Vinhetas (19)
Os restaurantes, quando muito bons, não costumam sobreviver à morte de quem lhes deu a fama. Logo vem uma nova gestão que vai melhorar a anterior para o efeito de ganhar mais dinheiro do que o burro do falecido dono, que não sabia a mina que tinha entre mãos; ou se muda de “conceito”, passando a trocar o que bastante gente queria pelo que só alguma, que se estima muito mais requintada, quer.
Um restaurante que frequento há anos é superlativo: a cozinha é a tradicional da região, incluindo pratos que não são comuns em tais estabelecimentos. E o menu varia consoante as estações e as disponibilidades de géneros, quase sempre muito bons e com frequência difíceis de encontrar senão junto de produtores pequeníssimos.
O dono já não é novo e o trato não será, vamos dizer assim, modelar, a não ser para aqueles que, como eu, têm farto e antigo cachet de cliente fiel mas que, mesmo assim, se calhar de verem algum defeito, o que é raro, se abstêm de o comunicar.

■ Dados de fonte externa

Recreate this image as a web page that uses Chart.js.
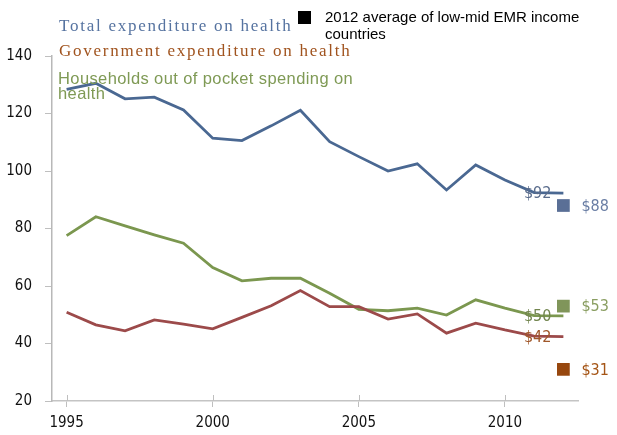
<!DOCTYPE html>
<html lang="en">
<head>
<meta charset="UTF-8">
<title>Health expenditure</title>
<script src="https://cdn.jsdelivr.net/npm/chart.js"></script>
<style>
  body { margin: 0; background: #fff; }
  #wrap { position: relative; width: 617px; height: 435px; }
  .lbl { position: absolute; white-space: nowrap; }
  .serif { font-family: "Liberation Serif", "DejaVu Serif", serif; font-size: 17px; letter-spacing: 1.75px; line-height: 20px; }
  .sans { font-family: "Liberation Sans", Arial, sans-serif; }
</style>
</head>
<body>
<div id="wrap">
  <canvas id="healthChart" width="617" height="435"></canvas>
  <!-- series captions -->
  <div class="lbl serif" style="left:59px; top:16px; color:#5673a0;">Total expenditure on health</div>
  <div class="lbl serif" style="left:59px; top:41px; color:#a0531e;">Government expenditure on health</div>
  <div class="lbl sans" style="left:58px; top:71px; color:#7f9a55; font-size:16.5px; letter-spacing:0.4px; line-height:15px;">Households out of pocket spending on<br>health</div>
  <!-- marker key -->
  <div class="lbl" style="left:298px; top:11px; width:13px; height:13px; background:#000;"></div>
  <div class="lbl sans" style="left:325px; top:8px; color:#000; font-size:15px; line-height:17px;">2012 average of low-mid EMR income<br>countries</div>
</div>

<script>
  // years on the x axis
  const years = ['1995','1996','1997','1998','1999','2000','2001','2002','2003',
                 '2004','2005','2006','2007','2008','2009','2010','2011','2012'];

  // per capita spending
  const totalSpend = [128.4, 130.5, 125.1, 125.7, 121.2, 111.4, 110.6, 115.7, 121.1,
                      110.2, 105.0, 100.0, 102.5, 93.4, 102.1, 96.9, 92.5, 92.3];
  const govSpend = [50.9, 46.5, 44.4, 48.2, 46.7, 45.1, 49.1, 53.1, 58.4,
                    52.8, 52.8, 48.5, 50.3, 43.6, 47.1, 44.7, 42.6, 42.4];
  const oopSpend = [77.5, 84.1, 80.9, 77.8, 74.9, 66.4, 61.8, 62.7, 62.7,
                    57.5, 51.9, 51.4, 52.3, 49.9, 55.2, 52.3, 49.7, 49.6];

  // 2012 averages for low-mid EMR income countries
  const avgTotal = 88;
  const avgGov = 31;
  const avgOop = 53;

  const yTicks = [20, 40, 60, 80, 100, 120, 140];

  const tickFont = { family: '"DejaVu Sans Condensed", "DejaVu Sans", sans-serif', size: 15 };

  function lastOnly(v) {
    return years.map((y, i) => i === years.length - 1 ? v : null);
  }

  function lineSet(data, color, labelColor, endText) {
    return {
      data: data, borderColor: color, borderWidth: 2.8, pointRadius: 0,
      tension: 0, fill: false, endLabel: endText, endColor: labelColor, endSide: 'left'
    };
  }

  function avgSet(v, color, labelColor) {
    return {
      data: lastOnly(v), showLine: false, pointStyle: 'rect', pointRadius: 9,
      pointBackgroundColor: color, pointBorderWidth: 0,
      endLabel: '$' + v, endColor: labelColor, endSide: 'right'
    };
  }

  // $ labels next to the 2012 points
  const endLabels = {
    id: 'endLabels',
    afterDatasetsDraw(chart) {
      const ctx = chart.ctx;
      ctx.save();
      ctx.font = '16px "DejaVu Sans Condensed", "DejaVu Sans", sans-serif';
      ctx.textBaseline = 'middle';
      chart.data.datasets.forEach((ds, i) => {
        const pt = chart.getDatasetMeta(i).data[years.length - 1];
        ctx.fillStyle = ds.endColor;
        if (ds.endSide === 'left') {
          ctx.textAlign = 'right';
          ctx.fillText(ds.endLabel, pt.x - 12, pt.y + 1);
        } else {
          ctx.textAlign = 'left';
          ctx.fillText(ds.endLabel, pt.x + 18, pt.y + 1);
        }
      });
      ctx.restore();
    }
  };

  // x tick marks cross the axis line
  const crossTicks = {
    id: 'crossTicks',
    afterDraw(chart) {
      const xs = chart.scales.x, ctx = chart.ctx;
      ctx.save();
      ctx.strokeStyle = '#bfbfbf';
      ctx.lineWidth = 1;
      years.forEach((y, i) => {
        if (+y % 5 !== 0) return;
        const px = Math.round(xs.getPixelForTick(i)) + 0.5;
        ctx.beginPath();
        ctx.moveTo(px, xs.top - 6);
        ctx.lineTo(px, xs.top);
        ctx.stroke();
      });
      ctx.restore();
    }
  };

  new Chart(document.getElementById('healthChart'), {
    type: 'line',
    data: {
      labels: years,
      datasets: [
        lineSet(totalSpend, '#4a6892', '#5a6c8c', '$' + Math.round(totalSpend[17])),
        lineSet(govSpend, '#9c4a4a', '#a0572a', '$' + Math.round(govSpend[17])),
        lineSet(oopSpend, '#7b974f', '#72854f', '$' + Math.round(oopSpend[17])),
        avgSet(avgTotal, '#5a6f96', '#6a7ea4'),
        avgSet(avgOop, '#80955a', '#8a9e62'),
        avgSet(avgGov, '#97470e', '#a55516')
      ]
    },
    options: {
      responsive: false,
      animation: false,
      devicePixelRatio: 1,
      layout: { padding: { left: 0, top: 56, right: 39, bottom: 0 } },
      plugins: { legend: { display: false }, tooltip: { enabled: false } },
      scales: {
        x: {
          offset: true,
          afterFit: s => { s.height = 34; },
          grid: {
            drawOnChartArea: false, tickLength: 6,
            color: c => (c.tick && +years[c.index] % 5 === 0) ? '#bfbfbf' : 'rgba(0,0,0,0)'
          },
          border: { color: '#c4c4c4', width: 1.5 },
          ticks: {
            autoSkip: false, maxRotation: 0, padding: 7, color: '#111', font: tickFont,
            callback: (v, i) => +years[i] % 5 === 0 ? years[i] : ''
          }
        },
        y: {
          min: yTicks[0], max: yTicks[yTicks.length - 1],
          afterFit: s => { s.width = 52; },
          afterBuildTicks: s => { s.ticks = yTicks.map(v => ({ value: v })); },
          grid: { drawOnChartArea: false, tickLength: 7, color: '#bfbfbf' },
          border: { color: '#b8b8b8', width: 1.5 },
          ticks: { padding: 13, color: '#111', font: tickFont }
        }
      }
    },
    plugins: [endLabels, crossTicks]
  });
</script>
</body>
</html>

Há tempos foi associado ao negócio o filho, com formação em hotelaria, e temi o pior. O pai morre e o moço escavaca tudo, pensei.
Que nada. Não apenas, se necessário, se desembaraça na cozinha, como não dá o mais remoto sinal de querer fazer reformas, ao que acrescenta simpatia e, de tolo, não ter nada.
Um destes dias fui pagar e o raio da carteira não havia maneira de sair do bolso de trás das calças, onde estava demasiado apertada (não que seja muito espessa, coitadinha).
Comentei, algo irritado, que o dinheiro parece que lhe estava a custar a sair. E o jovem encarou-me, surpreso, declarando que era estranho porque em geral o dinheiro tem dificuldade é em entrar, não em sair.
Oportuna, e justa, reflexão. Temos então que à excelente salada de atum, à de tomate e alface, à costeleta de sardinha, e ao bolinhol de sobremesa, veio juntar-se um bocado de sabedoria, a acompanhar decerto o outro bocado de broa de milho, que já tinha feito companhia ao repasto. Ambos saborosos.